As I was reminded by my exchange with my former boss, my writing a book on fundraising wasn’t what served as a credential to help me get a job at AWS – it was the fact that people liked the book.
In order for an artifact to be used as a credential to open doors, you have to be willing to identify with it. I think of this as the “email signature test.” You have to be willing to link to your artifact in your email signature in order for it to serve as a credential.
I’m not suggesting that you literally need to link to your artifact in your email signature – you can include it in your Linkedin bio, twitter bio, or personal website instead. But the point holds that you need to be willing to link your professional identity to the artifact.
By tightly connecting your professional identity with the artifact, you’re able to leverage it as a credential. It will enable you to consistently reinforce with others that you are the creator of the artifact, which will in turn reinforce others’ view of you as a domain expert, which will open new opportunities for you.
When I would go and meet startups in different accelerators and incubators throughout the US to help them with fundraising, I would reference Oversubscribed to immediately gain credibility. Reinforcing this credential helped me earn trust and opened other doors for me, as different programs started requesting that I show up and help their startups with fundraising. Even when I wasn’t in the room to advocate for myself, people were able to reference the book as my credential.
Ask yourself, “would this artifact be something you’d be willing to put in your email signature?”
Can serve as a foundation for building additional assets
A great career artifact can be repurposed, extended, or built upon. They lead to other projects which can lead to new companies,
Oversubscribed has been repurposed into a fundraising talk, a fundraising workshop, a long-form blog post, and a cohort-based program for early stage founders.
Tara’s talk on Building an App Without Code led to her starting Apps Without Code.

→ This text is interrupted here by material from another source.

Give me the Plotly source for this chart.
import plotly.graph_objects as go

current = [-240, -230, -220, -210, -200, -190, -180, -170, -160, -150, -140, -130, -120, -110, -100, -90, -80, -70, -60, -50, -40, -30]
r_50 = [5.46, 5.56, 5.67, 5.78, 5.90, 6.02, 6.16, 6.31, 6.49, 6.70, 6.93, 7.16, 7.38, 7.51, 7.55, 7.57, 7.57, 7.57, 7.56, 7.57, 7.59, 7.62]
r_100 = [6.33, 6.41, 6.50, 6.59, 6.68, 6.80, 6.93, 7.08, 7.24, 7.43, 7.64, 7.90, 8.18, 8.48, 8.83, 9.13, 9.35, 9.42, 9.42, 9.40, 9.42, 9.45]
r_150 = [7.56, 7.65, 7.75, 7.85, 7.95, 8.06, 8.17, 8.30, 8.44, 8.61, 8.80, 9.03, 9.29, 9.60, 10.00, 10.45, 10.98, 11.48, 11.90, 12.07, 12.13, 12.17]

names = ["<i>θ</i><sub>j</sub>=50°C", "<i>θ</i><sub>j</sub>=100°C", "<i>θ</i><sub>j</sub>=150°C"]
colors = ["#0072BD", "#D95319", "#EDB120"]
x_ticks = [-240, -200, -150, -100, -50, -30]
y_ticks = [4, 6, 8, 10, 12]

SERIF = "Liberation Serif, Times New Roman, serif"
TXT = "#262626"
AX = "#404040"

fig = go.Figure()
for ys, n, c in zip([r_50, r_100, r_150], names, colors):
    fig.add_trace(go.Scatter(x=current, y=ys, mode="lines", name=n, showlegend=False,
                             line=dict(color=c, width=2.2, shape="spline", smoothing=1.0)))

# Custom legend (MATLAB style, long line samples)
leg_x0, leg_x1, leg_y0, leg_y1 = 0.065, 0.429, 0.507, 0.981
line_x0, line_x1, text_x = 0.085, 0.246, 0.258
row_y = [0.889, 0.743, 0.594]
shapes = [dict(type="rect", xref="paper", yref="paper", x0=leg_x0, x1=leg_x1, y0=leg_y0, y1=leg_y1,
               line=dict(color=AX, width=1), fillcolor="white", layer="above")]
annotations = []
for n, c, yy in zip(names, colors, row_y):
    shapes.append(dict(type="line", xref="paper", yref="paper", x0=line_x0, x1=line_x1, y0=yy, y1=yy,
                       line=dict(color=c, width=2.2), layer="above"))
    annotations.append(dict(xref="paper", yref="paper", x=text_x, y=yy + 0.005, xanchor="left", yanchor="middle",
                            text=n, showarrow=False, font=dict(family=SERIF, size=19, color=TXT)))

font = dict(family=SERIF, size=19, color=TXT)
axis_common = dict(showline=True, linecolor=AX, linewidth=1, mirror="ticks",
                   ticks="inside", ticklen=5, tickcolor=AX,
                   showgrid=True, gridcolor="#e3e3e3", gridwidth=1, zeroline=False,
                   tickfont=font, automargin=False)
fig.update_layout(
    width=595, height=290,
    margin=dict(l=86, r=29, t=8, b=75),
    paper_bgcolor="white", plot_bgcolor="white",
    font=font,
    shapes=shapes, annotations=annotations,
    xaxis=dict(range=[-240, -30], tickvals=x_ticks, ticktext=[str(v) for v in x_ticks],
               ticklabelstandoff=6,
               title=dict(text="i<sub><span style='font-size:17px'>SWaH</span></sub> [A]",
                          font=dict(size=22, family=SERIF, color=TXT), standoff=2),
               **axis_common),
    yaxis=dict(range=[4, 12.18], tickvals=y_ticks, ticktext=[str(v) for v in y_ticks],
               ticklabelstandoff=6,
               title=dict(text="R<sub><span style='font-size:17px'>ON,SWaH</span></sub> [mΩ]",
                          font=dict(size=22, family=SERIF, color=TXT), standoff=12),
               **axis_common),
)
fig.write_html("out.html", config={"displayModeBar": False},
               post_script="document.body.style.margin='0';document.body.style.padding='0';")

Sahil built upon his essay with another essay two years later, No Meetings, No Deadlines, No Full-Time Employees, and now he has a book being released in October 2021 called The Minimalist Entrepreneur.

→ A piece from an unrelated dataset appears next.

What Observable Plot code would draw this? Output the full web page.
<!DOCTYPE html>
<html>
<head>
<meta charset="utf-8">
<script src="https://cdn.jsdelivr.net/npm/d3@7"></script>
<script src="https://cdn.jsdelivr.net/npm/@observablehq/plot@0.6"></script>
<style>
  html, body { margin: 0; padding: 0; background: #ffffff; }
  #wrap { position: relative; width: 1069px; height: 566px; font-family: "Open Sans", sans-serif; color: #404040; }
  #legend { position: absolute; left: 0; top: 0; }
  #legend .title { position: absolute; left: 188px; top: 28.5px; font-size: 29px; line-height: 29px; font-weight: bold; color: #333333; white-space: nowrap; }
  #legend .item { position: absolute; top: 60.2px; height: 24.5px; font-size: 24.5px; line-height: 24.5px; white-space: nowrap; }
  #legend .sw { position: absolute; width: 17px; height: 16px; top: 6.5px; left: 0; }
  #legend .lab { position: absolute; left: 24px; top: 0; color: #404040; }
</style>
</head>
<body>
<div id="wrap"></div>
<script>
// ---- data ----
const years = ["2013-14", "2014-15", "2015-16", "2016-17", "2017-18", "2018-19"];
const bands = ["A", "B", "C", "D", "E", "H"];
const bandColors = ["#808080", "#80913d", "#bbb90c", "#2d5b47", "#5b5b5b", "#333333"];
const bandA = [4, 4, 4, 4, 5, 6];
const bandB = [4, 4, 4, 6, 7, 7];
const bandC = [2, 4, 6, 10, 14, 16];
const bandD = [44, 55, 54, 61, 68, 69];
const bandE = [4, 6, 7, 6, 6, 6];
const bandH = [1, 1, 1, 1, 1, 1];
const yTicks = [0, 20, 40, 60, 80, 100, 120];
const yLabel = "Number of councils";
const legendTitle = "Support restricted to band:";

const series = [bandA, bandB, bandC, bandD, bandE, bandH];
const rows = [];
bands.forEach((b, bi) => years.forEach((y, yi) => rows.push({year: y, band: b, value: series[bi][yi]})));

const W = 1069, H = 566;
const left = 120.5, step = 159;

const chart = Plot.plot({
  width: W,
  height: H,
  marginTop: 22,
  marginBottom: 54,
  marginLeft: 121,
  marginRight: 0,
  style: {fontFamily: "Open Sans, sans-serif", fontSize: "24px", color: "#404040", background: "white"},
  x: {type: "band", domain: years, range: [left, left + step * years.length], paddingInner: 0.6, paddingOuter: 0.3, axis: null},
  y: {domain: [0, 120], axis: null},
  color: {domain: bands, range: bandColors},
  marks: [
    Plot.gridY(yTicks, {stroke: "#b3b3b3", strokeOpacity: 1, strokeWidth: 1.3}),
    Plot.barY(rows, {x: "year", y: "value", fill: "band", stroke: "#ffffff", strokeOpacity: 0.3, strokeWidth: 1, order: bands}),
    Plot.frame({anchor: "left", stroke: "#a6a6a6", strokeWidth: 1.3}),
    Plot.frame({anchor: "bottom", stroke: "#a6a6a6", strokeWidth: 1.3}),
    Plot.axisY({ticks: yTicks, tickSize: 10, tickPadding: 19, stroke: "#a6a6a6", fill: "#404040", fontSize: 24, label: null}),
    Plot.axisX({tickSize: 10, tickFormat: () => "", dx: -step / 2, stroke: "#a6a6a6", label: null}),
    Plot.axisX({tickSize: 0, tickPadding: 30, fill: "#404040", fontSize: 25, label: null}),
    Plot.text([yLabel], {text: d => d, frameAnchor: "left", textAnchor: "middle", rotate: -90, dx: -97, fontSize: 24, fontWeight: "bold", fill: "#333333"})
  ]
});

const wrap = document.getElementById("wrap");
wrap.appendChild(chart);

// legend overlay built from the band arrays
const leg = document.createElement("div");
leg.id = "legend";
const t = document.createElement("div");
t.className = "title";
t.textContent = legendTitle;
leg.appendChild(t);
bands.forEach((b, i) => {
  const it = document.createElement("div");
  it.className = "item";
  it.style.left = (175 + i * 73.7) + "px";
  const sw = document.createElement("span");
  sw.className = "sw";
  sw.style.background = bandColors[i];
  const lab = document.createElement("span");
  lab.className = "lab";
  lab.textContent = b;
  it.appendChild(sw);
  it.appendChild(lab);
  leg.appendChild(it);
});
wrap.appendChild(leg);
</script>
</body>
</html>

Ben built upon his 10 startup in 24 hours artifact in starting MakerPad, which was recently acquired by Zapier.
When creating these career artifacts, it’s hard to predict what additional assets we might build in the future. Without being prescriptive, it’s important to ask ourselves, “would you want to continue building things in the space you’re carving out with this artifact?” If the answer is no, that’s ok – there’s still value that can be derived from the artifact, though it likely has a ceiling.
But creating an artifact that can serve as a foundation for future projects makes it more than just a career accelerant – it can be a launchpad for the next chapters of your career.